--- STORED ROWS ---

↓↓↓

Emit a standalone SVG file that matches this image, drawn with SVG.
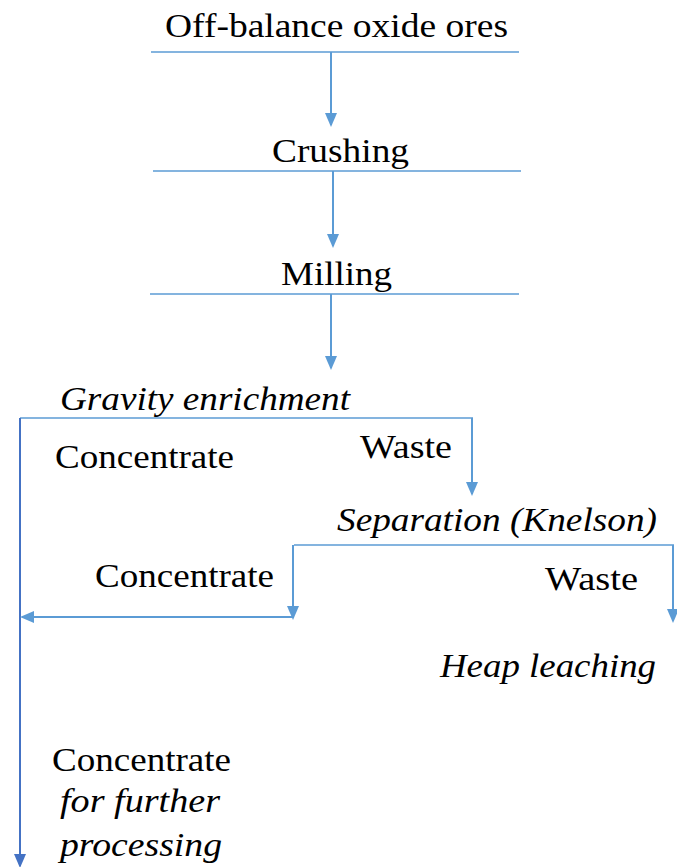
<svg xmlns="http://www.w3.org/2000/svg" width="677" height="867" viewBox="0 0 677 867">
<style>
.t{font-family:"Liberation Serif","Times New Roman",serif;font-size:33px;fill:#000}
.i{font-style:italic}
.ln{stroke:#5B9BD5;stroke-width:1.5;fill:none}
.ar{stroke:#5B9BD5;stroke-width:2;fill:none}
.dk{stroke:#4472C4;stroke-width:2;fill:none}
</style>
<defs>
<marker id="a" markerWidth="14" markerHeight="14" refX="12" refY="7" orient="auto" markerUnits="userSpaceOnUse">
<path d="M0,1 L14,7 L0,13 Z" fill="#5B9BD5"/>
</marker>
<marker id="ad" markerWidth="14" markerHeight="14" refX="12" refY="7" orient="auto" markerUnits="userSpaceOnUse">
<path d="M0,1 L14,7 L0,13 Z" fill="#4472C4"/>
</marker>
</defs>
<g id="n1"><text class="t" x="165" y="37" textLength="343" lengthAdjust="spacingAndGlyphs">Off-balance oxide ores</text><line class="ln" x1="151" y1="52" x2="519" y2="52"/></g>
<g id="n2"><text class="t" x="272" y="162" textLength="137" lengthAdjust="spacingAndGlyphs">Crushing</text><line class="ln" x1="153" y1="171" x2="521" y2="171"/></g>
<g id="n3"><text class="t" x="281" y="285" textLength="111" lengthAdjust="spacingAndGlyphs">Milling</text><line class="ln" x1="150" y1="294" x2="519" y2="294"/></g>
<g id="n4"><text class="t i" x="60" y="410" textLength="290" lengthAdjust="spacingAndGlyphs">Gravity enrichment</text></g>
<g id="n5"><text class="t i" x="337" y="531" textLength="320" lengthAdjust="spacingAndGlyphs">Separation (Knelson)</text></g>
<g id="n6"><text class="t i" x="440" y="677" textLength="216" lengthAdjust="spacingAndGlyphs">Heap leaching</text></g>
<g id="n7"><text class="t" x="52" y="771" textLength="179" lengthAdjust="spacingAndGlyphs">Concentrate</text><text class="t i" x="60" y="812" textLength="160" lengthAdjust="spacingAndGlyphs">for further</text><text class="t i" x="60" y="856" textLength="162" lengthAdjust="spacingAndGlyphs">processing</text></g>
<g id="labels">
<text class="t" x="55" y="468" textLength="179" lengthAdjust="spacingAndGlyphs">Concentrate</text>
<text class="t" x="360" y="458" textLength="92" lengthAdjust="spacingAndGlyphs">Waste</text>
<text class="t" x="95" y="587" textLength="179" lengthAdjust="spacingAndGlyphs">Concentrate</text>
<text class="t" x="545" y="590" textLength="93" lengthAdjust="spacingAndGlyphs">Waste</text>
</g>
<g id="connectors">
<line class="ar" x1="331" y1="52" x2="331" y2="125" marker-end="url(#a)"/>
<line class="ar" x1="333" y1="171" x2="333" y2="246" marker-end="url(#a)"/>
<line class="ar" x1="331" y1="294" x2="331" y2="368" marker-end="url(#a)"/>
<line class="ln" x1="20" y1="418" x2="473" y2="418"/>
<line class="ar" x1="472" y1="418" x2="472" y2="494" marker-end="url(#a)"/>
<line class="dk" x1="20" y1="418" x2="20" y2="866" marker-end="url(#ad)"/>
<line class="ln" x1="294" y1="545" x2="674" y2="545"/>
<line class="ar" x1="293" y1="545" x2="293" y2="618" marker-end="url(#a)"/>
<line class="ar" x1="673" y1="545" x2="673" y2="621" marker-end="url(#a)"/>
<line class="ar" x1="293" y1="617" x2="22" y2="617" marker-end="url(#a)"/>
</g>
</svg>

↑↑↑
↓↓↓

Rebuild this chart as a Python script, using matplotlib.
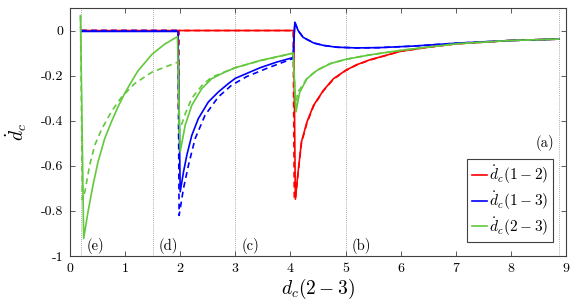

↑↑↑

--- WORK INSTRUCTIONS ---
Pull out every line of the entries that includes the word "this".

--- FULL RESPONSE ---
Emit a standalone SVG file that matches this image, drawn with SVG.
Rebuild this chart as a Python script, using matplotlib.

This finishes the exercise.